Ma se "non ci sono le risorse?". "Obiezione classica, sospirano le donne, "Ecco il suggerimento: una seria spending review, che ad esempio dimezzi radicalmente i costi della politica. Dal canto nostro, ecco la proposta che ci sentiamo di fare: si eliminino le trattenute previdenziali dai nostri stipendi e si lasci a noi la scelta di come investire sulla nostra previdenza".
Capaci e determinate, le donne sono ben decise a "non farsi prendere in giro". Ciò cui si riferiscono sarebbe l'ipotesi, circolata da qualche tempo, che riguarderebbe l'innalzamento dell'età minima di Opzione donna a 62 anni e 35 di contributi. Due enormi iniquità, secondo il Gruppo, come scrivono al ministro Poletti, "che andrebbero ad aggiungersi alle già tante e vistose che si sono accumulate negli anni sul nostro sistema pensionistico, come dichiarato dal Prof. Boeri all'atto del suo insediamento alla Presidenza dell'Inps".
La prima obiezione riguarda la "totale assenza di gradualità tra l'Opzione Donna 57+35 e quella ventilata 62+35. Un baratro di ben 5 anni che andrebbero a sperequare le donne nate magari a distanza di pochi giorni una dall'altra". Inoltre, se si alzasse l'età a 62 anni, che ne sarebbe del principio fondante di Opzione donna (occuparsi di genitori anziani e nipotini)? Le ragioni anagrafiche ne farebbe giustizia
La seconda obiezione: se l'ipotesi avanzata contenesse (come sembrerebbe) la "rigidità dell'Opzione 62+35", si avrebbero alcune donne in pensione anticipata con 35 anni di contributi, ma molte altre che, a 62 anni, supererebbero abbondantemente i 40.

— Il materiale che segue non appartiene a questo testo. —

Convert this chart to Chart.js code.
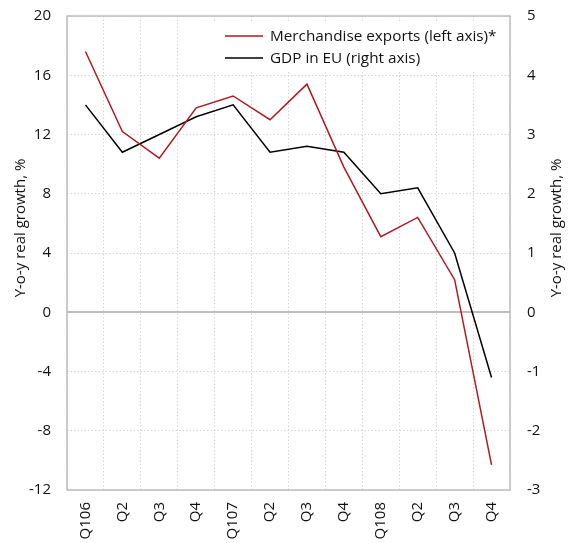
<!DOCTYPE html>
<html>
<head>
<meta charset="utf-8">
<script src="https://cdn.jsdelivr.net/npm/chart.js@4"></script>
<style>
  html, body { margin: 0; padding: 0; background: #fff; }
  #wrap { width: 572px; height: 543px; position: relative; }
</style>
</head>
<body>
<div id="wrap"><canvas id="c" width="572" height="543"></canvas></div>
<script>
// Quarterly categories
const quarters = ['Q106', 'Q2', 'Q3', 'Q4', 'Q107', 'Q2', 'Q3', 'Q4', 'Q108', 'Q2', 'Q3', 'Q4'];

// Y-o-y real growth, %
const merchandiseExports = [17.6, 12.2, 10.4, 13.8, 14.6, 13.0, 15.4, 9.8, 5.1, 6.4, 2.2, -10.3];
const gdpEU = [3.5, 2.7, 3.0, 3.3, 3.5, 2.7, 2.8, 2.7, 2.0, 2.1, 1.0, -1.1];

// Axis ranges and tick steps
const leftAxisRange = [-12, 20, 4];
const rightAxisRange = [-3, 5, 1];

const seriesLabels = ['Merchandise exports (left axis)*', 'GDP in EU (right axis)'];
const axisTitle = 'Y-o-y real growth, %';

const FONT = '"Open Sans", "Noto Sans", sans-serif';
const GRID = '#d6d6d6';
const FRAME = '#bdbdbd';
const RED = '#b01a22';

// Plot frame, zero line, legend and rotated axis titles
const decorations = {
  id: 'decorations',
  beforeDatasetsDraw(chart) {
    const { ctx, chartArea: a } = chart;
    const y0 = chart.scales.y.getPixelForValue(0);
    ctx.save();
    ctx.strokeStyle = FRAME;
    ctx.lineWidth = 2;
    ctx.beginPath();
    ctx.moveTo(a.left, Math.round(y0));
    ctx.lineTo(a.right, Math.round(y0));
    ctx.stroke();
    ctx.lineWidth = 1.5;
    ctx.strokeRect(a.left, a.top, a.right - a.left, a.bottom - a.top);
    ctx.restore();
  },
  afterDatasetsDraw(chart) {
    const { ctx, chartArea: a } = chart;
    ctx.save();
    // legend
    ctx.fillStyle = '#fff';
    ctx.fillRect(212, a.top + 6, 293, 48);
    ctx.font = '15.3px ' + FONT;
    ctx.textBaseline = 'middle';
    chart.data.datasets.forEach((ds, i) => {
      const y = a.top + 20 + i * 22;
      ctx.strokeStyle = ds.borderColor;
      ctx.lineWidth = 1.5;
      ctx.beginPath();
      ctx.moveTo(225, y);
      ctx.lineTo(263, y);
      ctx.stroke();
      ctx.fillStyle = '#111';
      ctx.textAlign = 'left';
      ctx.fillText(ds.label, 270, y + 1);
    });
    // axis titles
    ctx.font = '15px ' + FONT;
    ctx.fillStyle = '#111';
    ctx.textAlign = 'center';
    ctx.textBaseline = 'middle';
    const cy = 228;
    [21, 557].forEach(x => {
      ctx.save();
      ctx.translate(x, cy);
      ctx.rotate(-Math.PI / 2);
      ctx.fillText(axisTitle, 0, 0);
      ctx.restore();
    });
    ctx.restore();
  }
};

function fixVertical(width) {
  return function (s) {
    s.width = width;
    s.paddingTop = 0;
    s.paddingBottom = 0;
  };
}

new Chart(document.getElementById('c'), {
  type: 'line',
  data: {
    labels: quarters,
    datasets: [
      {
        label: seriesLabels[0],
        data: merchandiseExports,
        yAxisID: 'y',
        borderColor: RED,
        borderWidth: 1.5,
        pointRadius: 0,
        tension: 0,
        fill: false
      },
      {
        label: seriesLabels[1],
        data: gdpEU,
        yAxisID: 'y1',
        borderColor: '#000000',
        borderWidth: 1.5,
        pointRadius: 0,
        tension: 0,
        fill: false
      }
    ]
  },
  options: {
    responsive: false,
    animation: false,
    layout: { padding: { top: 16, left: 0, right: 0, bottom: 0 } },
    plugins: {
      legend: { display: false },
      tooltip: { enabled: false }
    },
    scales: {
      x: {
        type: 'category',
        offset: true,
        afterFit(s) { s.height = 53; s.paddingLeft = 0; s.paddingRight = 0; },
        grid: { offset: true, color: GRID, lineWidth: 1, drawTicks: false },
        border: { display: false, dash: [1.5, 2] },
        ticks: {
          autoSkip: false,
          minRotation: 90,
          maxRotation: 90,
          padding: 12,
          color: '#111',
          font: { family: FONT, size: 15 }
        }
      },
      y: {
        position: 'left',
        min: leftAxisRange[0],
        max: leftAxisRange[1],
        afterFit: fixVertical(67),
        grid: { color: GRID, lineWidth: 1, drawTicks: false },
        border: { display: false, dash: [1.5, 2] },
        ticks: {
          stepSize: leftAxisRange[2],
          padding: 16,
          color: '#111',
          font: { family: FONT, size: 15 }
        }
      },
      y1: {
        position: 'right',
        min: rightAxisRange[0],
        max: rightAxisRange[1],
        afterFit: fixVertical(62),
        grid: { display: false, drawTicks: false },
        border: { display: false },
        ticks: {
          stepSize: rightAxisRange[2],
          padding: 17,
          color: '#111',
          font: { family: FONT, size: 15 }
        }
      }
    }
  },
  plugins: [decorations]
});
</script>
</body>
</html>
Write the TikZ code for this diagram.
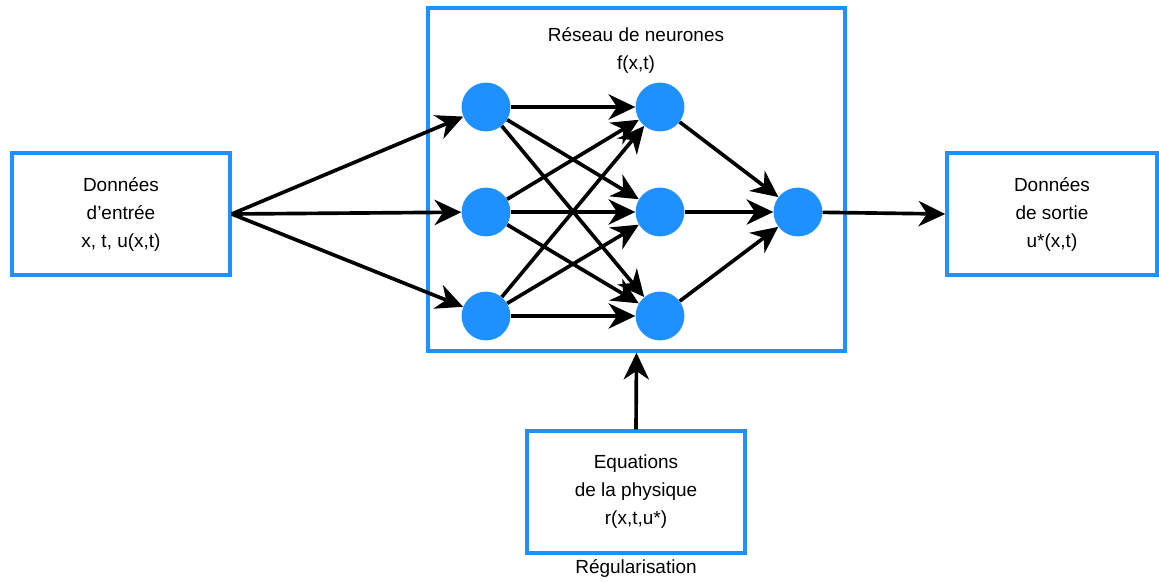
\documentclass[tikz,border=0pt]{standalone}
\usepackage{fontspec}
\setmainfont{Liberation Sans}
\usepackage{xcolor}
\usetikzlibrary{arrows.meta,positioning}
\definecolor{nnblue}{HTML}{1E90FF}

\begin{document}
\begin{tikzpicture}[x=0.025cm, y=-0.025cm,
  box/.style={draw=nnblue, line width=2.4pt, minimum width=5.45cm, minimum height=3.05cm,
              align=center, font=\fontsize{13.5}{19.9}\selectfont},
  neuron/.style={circle, fill=nnblue, minimum size=1.22cm, inner sep=0pt},
  arrow/.style={-{Stealth[length=19pt, width=18pt, inset=6pt]}, line width=2.6pt},
  note/.style={align=center, font=\fontsize{13.5}{19.9}\selectfont}
]
\useasboundingbox (0,0) rectangle (1159,581);
\node[box, minimum width=10.425cm, minimum height=8.575cm] (net) at (636.5,179.5) {};
\node[note] (title) at (636,50) {Réseau de neurones\\f(x,t)};
\node[box] (in) at (121,214) {Données\\d’entrée\\x, t, u(x,t)};
\node[box, minimum width=5.25cm] (out) at (1052,214) {Données\\de sortie\\u*(x,t)};
\node[box] (phys) at (636,492) {Equations\\de la physique\\r(x,t,u*)};
\node[note] (reg) at (636,568) {Régularisation};
\node[neuron] (h11) at (486,107) {};
\node[neuron] (h12) at (486,212) {};
\node[neuron] (h13) at (486,316) {};
\node[neuron] (h21) at (660,107) {};
\node[neuron] (h22) at (660,212) {};
\node[neuron] (h23) at (660,316) {};
\node[neuron] (o) at (798,212) {};
\foreach \i in {1,2,3}{
  \draw[arrow] (in.east) -- (h1\i);
  \foreach \j in {1,2,3}
    \draw[arrow] (h1\i) -- (h2\j);
  \draw[arrow] (h2\i) -- (o);
}
\draw[arrow] (o) -- (out.west);
\draw[arrow] (phys.north) -- (net.south);
\end{tikzpicture}
\end{document}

La campagna di Opzione Donna 2018 continua. In alcuni video e fotografie pubblicate sui social, molte delle iscritte ci hanno letteralmente "messo la faccia", raccontando le loro storie. Inoltre, sono stati istituiti presidi davanti alle Prefetture di tutta Italia a sostegno delle loro ragioni. E in attesa di una risposta dal Presidente Mattarella, sono in calendario altre iniziative, tra cui una gentile, ma fermissima, manifestazione a Roma.